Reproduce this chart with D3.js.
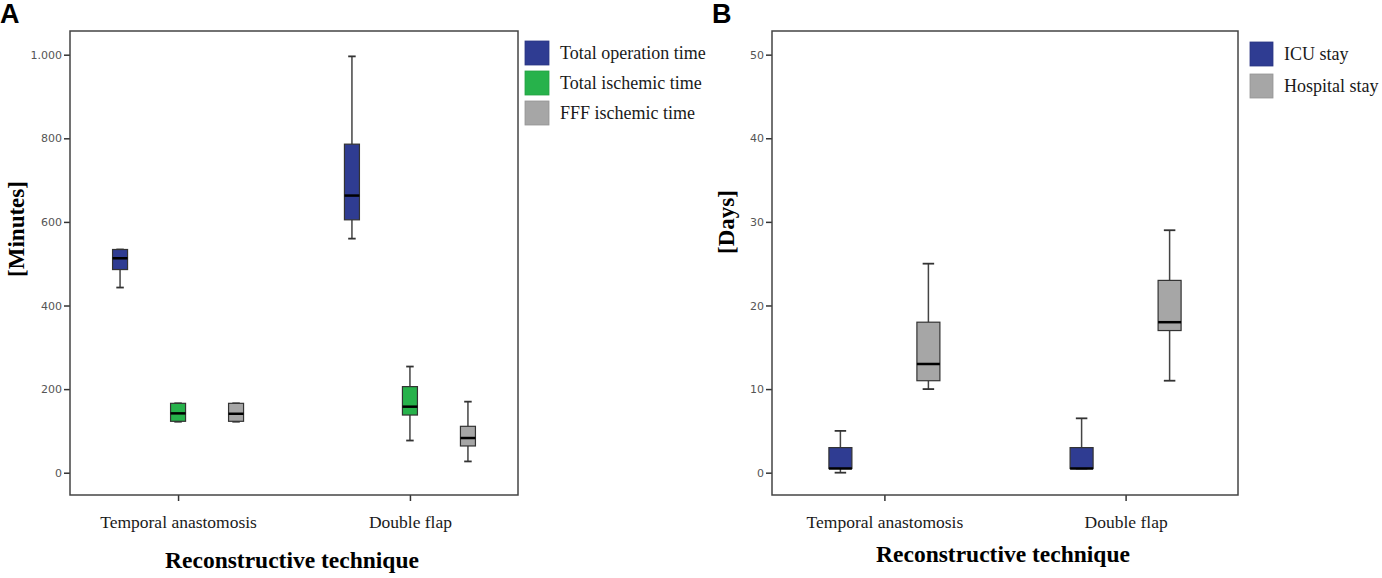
<!DOCTYPE html>
<html>
<head>
<meta charset="utf-8">
<script src="https://cdn.jsdelivr.net/npm/d3@7"></script>
<style>
  body { margin: 0; background: #fff; }
  svg { display: block; }
</style>
</head>
<body>
<div id="chart"></div>
<script>
// categories on the x axis (same for both panels)
const categories = ["Temporal anastomosis", "Double flap"];

// panel A: [min, q1, median, q3, max] in minutes, per category
const minutesSeries = ["Total operation time", "Total ischemic time", "FFF ischemic time"];
const operationTime = [[443, 486, 513, 534, 534], [560, 605, 663, 786, 996]];
const totalIschemicTime = [[122, 123, 142, 166, 166], [77, 138, 158, 206, 254]];
const fffIschemicTime = [[122, 123, 141, 166, 166], [27, 64, 83, 111, 170]];
const minutesTicks = [0, 200, 400, 600, 800, 1000];

// panel B: [min, q1, median, q3, max] in days, per category
const daysSeries = ["ICU stay", "Hospital stay"];
const icuStay = [[0, 0.5, 0.5, 3, 5], [0.5, 0.5, 0.5, 3, 6.5]];
const hospitalStay = [[10, 11, 13, 18, 25], [11, 17, 18, 23, 29]];
const daysTicks = [0, 10, 20, 30, 40, 50];

const width = 1382, height = 578;
const blue = "#2f3c92", green = "#27b24b", grey = "#a6a6a6";

// european style thousands: 1.000
const fmt = d3.formatLocale({decimal: ",", thousands: ".", grouping: [3], currency: ["", ""]}).format(",d");

const svg = d3.select("#chart").append("svg")
  .attr("width", width)
  .attr("height", height);

function drawPanel({
  letter, letterX,
  left, right, top = 31, bottom = 495,
  yDomain, ticks, yTitle, yTitleX, yTitleY,
  series, values, colors,
  spread, boxWidth,
  legendX, legendY, legendStep, swatchW,
  titleY
}) {
  const g = svg.append("g");

  const x = d3.scalePoint(categories, [left, right]).padding(0.466);
  const y = d3.scaleLinear(yDomain, [bottom, top]);
  const offset = d3.scalePoint(series, [-spread, spread]);

  // panel letter
  g.append("text")
    .attr("x", letterX).attr("y", 23)
    .attr("font-family", "Liberation Sans, Arial, sans-serif")
    .attr("font-weight", "bold")
    .attr("font-size", 27)
    .text(letter);

  // y axis
  const ya = g.append("g")
    .attr("transform", `translate(${left},0)`)
    .call(d3.axisLeft(y).tickValues(ticks).tickFormat(fmt).tickSize(6).tickPadding(2));
  ya.select(".domain").remove();
  ya.selectAll(".tick line").attr("stroke", "#333").attr("stroke-width", 1.5);
  ya.selectAll(".tick text")
    .attr("fill", "#555")
    .attr("font-family", "DejaVu Sans, sans-serif")
    .attr("font-size", 11);

  // x axis
  const xa = g.append("g")
    .attr("transform", `translate(0,${bottom})`)
    .call(d3.axisBottom(x).tickSize(6).tickPadding(15));
  xa.select(".domain").remove();
  xa.selectAll(".tick line").attr("stroke", "#333").attr("stroke-width", 1.5);
  xa.selectAll(".tick text")
    .attr("fill", "#1a1a1a")
    .attr("font-family", "Liberation Serif, Times New Roman, serif")
    .attr("font-size", 17.5);

  // frame
  g.append("rect")
    .attr("x", left).attr("y", top)
    .attr("width", right - left).attr("height", bottom - top)
    .attr("fill", "none")
    .attr("stroke", "#444")
    .attr("stroke-width", 1.5);

  // titles
  g.append("text")
    .attr("transform", `translate(${yTitleX},${yTitleY}) rotate(-90)`)
    .attr("text-anchor", "middle")
    .attr("dominant-baseline", "central")
    .attr("font-family", "Liberation Serif, Times New Roman, serif")
    .attr("font-weight", "bold")
    .attr("font-size", 23)
    .text(yTitle);

  g.append("text")
    .attr("x", (left + right) / 2 - 2).attr("y", titleY)
    .attr("text-anchor", "middle")
    .attr("font-family", "Liberation Serif, Times New Roman, serif")
    .attr("font-weight", "bold")
    .attr("font-size", 23.5)
    .text("Reconstructive technique");

  // boxes
  series.forEach((s, si) => {
    categories.forEach((c, ci) => {
      const [lo, q1, med, q3, hi] = values[si][ci];
      const cx = x(c) + offset(s);
      const bg = g.append("g");
      // whiskers
      bg.append("line")
        .attr("x1", cx).attr("x2", cx)
        .attr("y1", y(hi)).attr("y2", y(q3))
        .attr("stroke", "#444").attr("stroke-width", 1.5);
      bg.append("line")
        .attr("x1", cx).attr("x2", cx)
        .attr("y1", y(q1)).attr("y2", y(lo))
        .attr("stroke", "#444").attr("stroke-width", 1.5);
      [lo, hi].forEach(v => {
        bg.append("line")
          .attr("x1", cx - boxWidth / 4).attr("x2", cx + boxWidth / 4)
          .attr("y1", y(v)).attr("y2", y(v))
          .attr("stroke", "#333").attr("stroke-width", 1.8);
      });
      bg.append("rect")
        .attr("x", cx - boxWidth / 2).attr("y", y(q3))
        .attr("width", boxWidth).attr("height", Math.max(1, y(q1) - y(q3)))
        .attr("fill", colors[si])
        .attr("stroke", "#333")
        .attr("stroke-width", 1.2);
      bg.append("line")
        .attr("x1", cx - boxWidth / 2).attr("x2", cx + boxWidth / 2)
        .attr("y1", y(med)).attr("y2", y(med))
        .attr("stroke", "#000").attr("stroke-width", 2.5);
    });
  });

  // legend
  const lg = g.append("g");
  series.forEach((s, si) => {
    const ly = legendY + si * legendStep;
    lg.append("rect")
      .attr("x", legendX).attr("y", ly)
      .attr("width", swatchW).attr("height", 24)
      .attr("fill", colors[si])
      .attr("stroke", d3.color(colors[si]).darker(0.3))
      .attr("stroke-width", 0.8);
    lg.append("text")
      .attr("x", legendX + swatchW + 11).attr("y", ly + 12)
      .attr("dominant-baseline", "central")
      .attr("fill", "#1a1a1a")
      .attr("font-family", "Liberation Serif, Times New Roman, serif")
      .attr("font-size", 18)
      .text(s);
  });
}

drawPanel({
  letter: "A", letterX: 0,
  left: 70, right: 518,
  yDomain: [-53.3, 1056.7], ticks: minutesTicks,
  yTitle: "[Minutes]", yTitleX: 16, yTitleY: 229,
  series: minutesSeries,
  values: [operationTime, totalIschemicTime, fffIschemicTime],
  colors: [blue, green, grey],
  spread: 58, boxWidth: 15,
  legendX: 525, legendY: 41, legendStep: 30, swatchW: 24,
  titleY: 568
});

drawPanel({
  letter: "B", letterX: 712,
  left: 772, right: 1238,
  yDomain: [-2.67, 52.83], ticks: daysTicks,
  yTitle: "[Days]", yTitleX: 726, yTitleY: 222,
  series: daysSeries,
  values: [icuStay, hospitalStay],
  colors: [blue, grey],
  spread: 44, boxWidth: 23,
  legendX: 1250, legendY: 42, legendStep: 32, swatchW: 23,
  titleY: 562
});
</script>
</body>
</html>
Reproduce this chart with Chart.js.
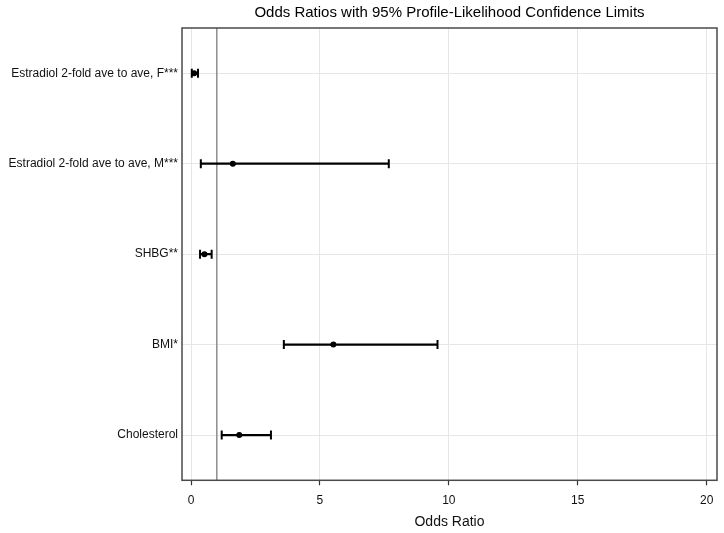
<!DOCTYPE html>
<html>
<head>
<meta charset="utf-8">
<script src="https://cdn.jsdelivr.net/npm/chart.js@4.4.1/dist/chart.umd.min.js"></script>
<style>
html,body{margin:0;padding:0;background:#fff;}
#wrap{width:724px;height:533px;}
</style>
</head>
<body>
<div id="wrap"><canvas id="c" width="724" height="533"></canvas></div>
<script>
const categories = [
  "Estradiol 2-fold ave to ave, F***",
  "Estradiol 2-fold ave to ave, M***",
  "SHBG**",
  "BMI*",
  "Cholesterol"
];
const oddsRatio = [0.12, 1.62, 0.52, 5.52, 1.87];
const lowerCL   = [0.03, 0.38, 0.35, 3.60, 1.19];
const upperCL   = [0.27, 7.67, 0.80, 9.56, 3.10];
const xTicks    = [0, 5, 10, 15, 20];
const referenceValue = 1;

const FONT = "'Liberation Sans', Arial, sans-serif";

const frameAndRef = {
  id: 'frameAndRef',
  beforeDatasetsDraw(chart) {
    const {ctx, chartArea: a, scales: {x}} = chart;
    const px = x.getPixelForValue(referenceValue);
    ctx.save();
    ctx.strokeStyle = '#8c8c8c';
    ctx.lineWidth = 1.5;
    ctx.beginPath();
    ctx.moveTo(px, a.top);
    ctx.lineTo(px, a.bottom);
    ctx.stroke();
    ctx.restore();
  },
  afterDraw(chart) {
    const {ctx, chartArea: a} = chart;
    ctx.save();
    ctx.strokeStyle = '#4a4a4a';
    ctx.lineWidth = 1.5;
    ctx.strokeRect(a.left, a.top, a.right - a.left, a.bottom - a.top);
    ctx.restore();
  }
};

new Chart(document.getElementById('c'), {
  data: {
    labels: categories,
    datasets: [
      {
        type: 'bar',
        indexAxis: 'y',
        data: lowerCL.map((l, i) => [l, upperCL[i]]),
        backgroundColor: '#000',
        borderWidth: 0,
        barThickness: 1.6,
        order: 3
      },
      {
        type: 'line',
        indexAxis: 'y',
        showLine: false,
        data: lowerCL.map((v, i) => ({x: v, y: categories[i]})),
        pointStyle: 'line',
        rotation: 90,
        pointRadius: 4.5,
        borderColor: '#000',
        pointBorderWidth: 2,
        order: 2
      },
      {
        type: 'line',
        indexAxis: 'y',
        showLine: false,
        data: upperCL.map((v, i) => ({x: v, y: categories[i]})),
        pointStyle: 'line',
        rotation: 90,
        pointRadius: 4.5,
        borderColor: '#000',
        pointBorderWidth: 2,
        order: 2
      },
      {
        type: 'line',
        indexAxis: 'y',
        showLine: false,
        data: oddsRatio.map((v, i) => ({x: v, y: categories[i]})),
        pointStyle: 'circle',
        pointRadius: 3,
        backgroundColor: '#000',
        borderColor: '#000',
        pointBorderWidth: 0,
        order: 1
      }
    ]
  },
  options: {
    responsive: false,
    animation: false,
    indexAxis: 'y',
    layout: {padding: {left: 0, right: 7, top: 4, bottom: 2.5}},
    plugins: {
      legend: {display: false},
      tooltip: {enabled: false},
      title: {
        display: true,
        fullSize: false,
        text: 'Odds Ratios with 95% Profile-Likelihood Confidence Limits',
        color: '#000',
        font: {family: FONT, size: 15, weight: 'normal'},
        padding: {top: 0, bottom: 6}
      }
    },
    scales: {
      x: {
        type: 'linear',
        min: -0.35,
        max: 20.4,
        afterBuildTicks(s) { s.ticks = xTicks.map(v => ({value: v})); },
        ticks: {
          includeBounds: false,
          color: '#111',
          font: {family: FONT, size: 12},
          padding: 8,
          maxRotation: 0
        },
        grid: {
          color: '#e6e6e6',
          lineWidth: 1,
          tickColor: '#333',
          tickLength: 5,
          tickWidth: 1.2
        },
        border: {display: false},
        title: {
          display: true,
          text: 'Odds Ratio',
          color: '#111',
          font: {family: FONT, size: 14},
          padding: {top: -2, bottom: 0}
        }
      },
      y: {
        type: 'category',
        offset: true,
        afterFit(s) { s.width = 182; },
        ticks: {
          color: '#111',
          font: {family: FONT, size: 12},
          padding: 4
        },
        grid: {
          offset: false,
          color: '#e6e6e6',
          lineWidth: 1,
          drawTicks: false
        },
        border: {display: false}
      }
    }
  },
  plugins: [frameAndRef]
});
</script>
</body>
</html>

--------------------------------------------------

- [Stated problem] Please extract exactly the lines of the data, from the first through the line containing "const minutesTicks = [0, 200, 400, 600, 800, 1000];", and add no pictures to the copy.

- [Result]
Reproduce this chart with D3.js.
<!DOCTYPE html>
<html>
<head>
<meta charset="utf-8">
<script src="https://cdn.jsdelivr.net/npm/d3@7"></script>
<style>
  body { margin: 0; background: #fff; }
  svg { display: block; }
</style>
</head>
<body>
<div id="chart"></div>
<script>
// categories on the x axis (same for both panels)
const categories = ["Temporal anastomosis", "Double flap"];

// panel A: [min, q1, median, q3, max] in minutes, per category
const minutesSeries = ["Total operation time", "Total ischemic time", "FFF ischemic time"];
const operationTime = [[443, 486, 513, 534, 534], [560, 605, 663, 786, 996]];
const totalIschemicTime = [[122, 123, 142, 166, 166], [77, 138, 158, 206, 254]];
const fffIschemicTime = [[122, 123, 141, 166, 166], [27, 64, 83, 111, 170]];
const minutesTicks = [0, 200, 400, 600, 800, 1000];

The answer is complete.